TP2: Vision, Language and Multimodal Challenges

PIs:

  • PIs: Rita Cucchiara (CNR – Università di Modena e Reggio)
  • Roberto Navigli (La Sapienza Università di Roma)

Computer Vision, Natural Language Processing, and Multimodal data processing are key disciplines in AI, that are recently becoming strictly connected by the introduction of so-called Foundation models, in the form of powerful language-only and language-vision models which integrate visual information both as input and output, while providing a dialogue-based interface and instruction-following capabilities.
In this context, the FAIR Transversal Project (TP) on “Vision, Language and Multimodal Challenges” aims at bringing together the Italian scientific and industrial community and achieve important breakthroughs on the theoretical and the applicative sides.
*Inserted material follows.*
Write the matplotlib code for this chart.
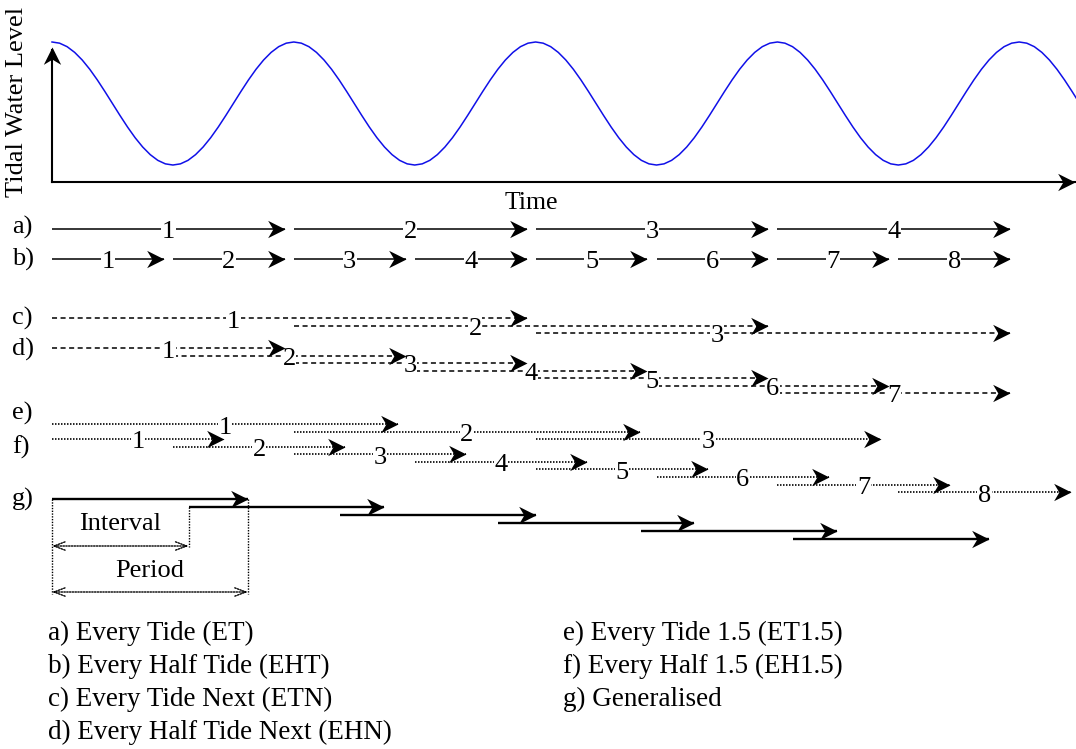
import numpy as np
import matplotlib
matplotlib.use("Agg")
import matplotlib.pyplot as plt
from matplotlib.path import Path
from matplotlib.markers import MarkerStyle

plt.rcParams['font.family'] = ['Liberation Serif', 'DejaVu Serif']

# ---------------- data (time in half-tide units, 0 = first high water) -------------
# one tidal cycle (high -> low -> high), sampled every 1/16 half-tide
tide_cycle_level = [1.0, 0.981, 0.924, 0.831, 0.707, 0.556, 0.383, 0.195,
                    0.0, -0.195, -0.383, -0.556, -0.707, -0.831, -0.924, -0.981,
                    -1.0, -0.981, -0.924, -0.831, -0.707, -0.556, -0.383, -0.195,
                    0.0, 0.195, 0.383, 0.556, 0.707, 0.831, 0.924, 0.981]
tide_cycle_length = 2.0   # half-tides per tidal cycle
n_cycles = 5

a_starts = [0, 2, 4, 6]
a_span = 2
a_labels = ['1', '2', '3', '4']

b_starts = [0, 1, 2, 3, 4, 5, 6, 7]
b_span = 1
b_labels = ['1', '2', '3', '4', '5', '6', '7', '8']

c_starts = [0, 2, 4]
c_span = 4
c_label_offset = 1.5
c_labels = ['1', '2', '3']

d_starts = [0, 1, 2, 3, 4, 5, 6]
d_span = 2
d_labels = ['1', '2', '3', '4', '5', '6', '7']

e_starts = [0, 2, 4]
e_span = 3
e_labels = ['1', '2', '3']

f_starts = [0, 1, 2, 3, 4, 5, 6, 7]
f_span = 1.5
f_labels = ['1', '2', '3', '4', '5', '6', '7', '8']

g_starts = [0, 1.13, 2.38, 3.69, 4.87, 6.13]
g_span = 1.62
g_interval = 1.13
g_period = 1.62

legend_left = ['a) Every Tide (ET)', 'b) Every Half Tide (EHT)',
               'c) Every Tide Next (ETN)', 'd) Every Half Tide Next (EHN)']
legend_right = ['e) Every Tide 1.5 (ET1.5)', 'f) Every Half 1.5 (EH1.5)',
                'g) Generalised']

# ---------------- layout ----------------
W, H = 1076, 749
PX0, UNIT = 52, 120.9
xmin, xmax = -PX0 / UNIT, (W - PX0) / UNIT
FS = 19
GAP = 0.075

fig = plt.figure(figsize=(W / 100, H / 100), dpi=100)
ax = fig.add_axes([0, 0, 1, 1])
ax.set_xlim(xmin, xmax)
ax.set_ylim(H, 0)
ax.axis('off')

# tide axes
axis_y = 182
axt = fig.add_axes([0, (H - axis_y) / H, 1, 152 / H])
axt.set_xlim(xmin, xmax)
axt.set_ylim(-1.276, 1.195)
axt.axis('off')
n_s = len(tide_cycle_level)
t = []
lev = []
for c in range(n_cycles):
    for k, l in enumerate(tide_cycle_level):
        t.append(tide_cycle_length * (c + k / n_s))
        lev.append(l)
t.append(tide_cycle_length * n_cycles)
lev.append(tide_cycle_level[0])
axt.plot(t, lev, color='#1010e8', lw=1.1, zorder=2)

head_path = Path([(0, 0), (-1, 0.5), (-0.7, 0), (-1, -0.5), (0, 0)],
                 [Path.MOVETO, Path.LINETO, Path.LINETO, Path.LINETO, Path.CLOSEPOLY])
HEAD = MarkerStyle(head_path)
UP = MarkerStyle(head_path).rotated(deg=90)
MS = 25


def arrow(x0, x1, y, ls='-', lw=1.1, ms=MS):
    ax.plot([x0, x1], [y, y], color='k', lw=lw, ls=ls, solid_capstyle='butt',
            dash_capstyle='butt', zorder=2)
    ax.plot([x1], [y], marker=HEAD, ms=ms, color='k', mew=0, zorder=6)


def num(x, y, s):
    ax.text(x, y + 9.5, s, fontsize=FS, ha='center', va='baseline', zorder=4,
            bbox=dict(facecolor='white', edgecolor='none', pad=0.3))


# axes of the tide plot
ax.plot([0, 0], [axis_y, 50], color='k', lw=1.5, zorder=2)
ax.plot([0], [47], marker=UP, ms=MS, color='k', mew=0, zorder=6)
ax.plot([0, xmax], [axis_y, axis_y], color='k', lw=1.5, zorder=2)
ax.plot([xmax - 0.005], [axis_y], marker=HEAD, ms=MS, color='k', mew=0, zorder=6)
ax.text(-35 / UNIT, 102, 'Tidal Water Level', rotation=90, fontsize=FS,
        ha='center', va='center')
ax.text((531 - PX0) / UNIT, 203, 'Time', fontsize=18.5, ha='center', va='center')

# row letters
for lab, y in zip(['a)', 'b)', 'c)', 'd)', 'e)', 'f)', 'g)'],
                  [227, 259, 318, 349, 413, 447, 499]):
    ax.text(-40 / UNIT, y, lab, fontsize=FS, ha='left', va='center')

DASH = (0, (3.3, 2.3))
DOT = (0, (0.9, 0.9))

# a)
for s, lab in zip(a_starts, a_labels):
    e = s + a_span - GAP
    arrow(s, e, 229)
    num((s + e) / 2, 229, lab)
# b)
for s, lab in zip(b_starts, b_labels):
    e = s + b_span - GAP
    arrow(s, e, 259)
    num((s + e) / 2, 259, lab)
# c)
for i, (s, lab) in enumerate(zip(c_starts, c_labels)):
    y = 318 + 7.5 * i
    e = s + c_span - GAP
    arrow(s, e, y, ls=DASH)
    num(s + c_label_offset, y, lab)
# d)
for i, (s, lab) in enumerate(zip(d_starts, d_labels)):
    y = 348 + 7.5 * i
    e = s + d_span - GAP
    arrow(s, e, y, ls=DASH)
    num((s + e) / 2, y, lab)
# e)
for i, (s, lab) in enumerate(zip(e_starts, e_labels)):
    y = 424 + 7.5 * i
    e = s + e_span - 0.14
    arrow(s, e, y, ls=DOT, lw=1.2)
    num((s + e) / 2, y, lab)
# f)
for i, (s, lab) in enumerate(zip(f_starts, f_labels)):
    y = 439 + 7.6 * i
    e = s + f_span - GAP
    arrow(s, e, y, ls=DOT, lw=1.2)
    num((s + e) / 2, y, lab)
# g)
g_y = [499 + 8 * i for i in range(len(g_starts))]
for s, y in zip(g_starts, g_y):
    arrow(s, s + g_span, y, lw=1.7)

# interval / period bracket
dot_kw = dict(color='k', lw=1.0, ls=(0, (1, 1)), zorder=2)
ax.plot([0, 0], [g_y[0], 594], **dot_kw)
ax.plot([g_interval, g_interval], [g_y[1], 547], **dot_kw)
ax.plot([g_period, g_period], [g_y[0], 594], **dot_kw)
for xe, y in [(g_interval, 546), (g_period, 592)]:
    ax.annotate('', xy=(0, y), xytext=(xe, y),
                arrowprops=dict(arrowstyle='<->,head_length=0.8,head_width=0.3',
                                ls=(0, (1, 1)), lw=1.0, color='k',
                                shrinkA=0, shrinkB=0))
ax.text(g_interval / 2, 524, 'Interval', fontsize=FS, ha='center', va='center')
ax.text(g_period / 2, 571, 'Period', fontsize=FS, ha='center', va='center')

# legend
LFS = 19.5
for i, s in enumerate(legend_left):
    ax.text(-4 / UNIT, 633 + 33.3 * i, s, fontsize=LFS, ha='left', va='center')
for i, s in enumerate(legend_right):
    ax.text((563 - PX0) / UNIT, 633 + 33.3 * i, s, fontsize=LFS, ha='left', va='center')

fig.savefig('out.png', dpi=100)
Ultimately, the objective of the TP is the development of a family of language models that have the Italian language as a first-class citizen as well as supporting multimodal inputs and outputs. The TP also covers the creation of language-only and multimodal benchmarks curated by Italian experts and specifically tailored for the Italian language. All in all, the TP will empower the Italian scientific community with the fundamental skills needed to train and evaluate large-scale models both from a theoretical and a practical point of view. For this reason, the activities are carried out in collaboration with National HPC infrastructures, and especially with CINECA, who is providing computational support to the community through ISCRA-B projects and dedicated budgets on the Leonardo infrastructure.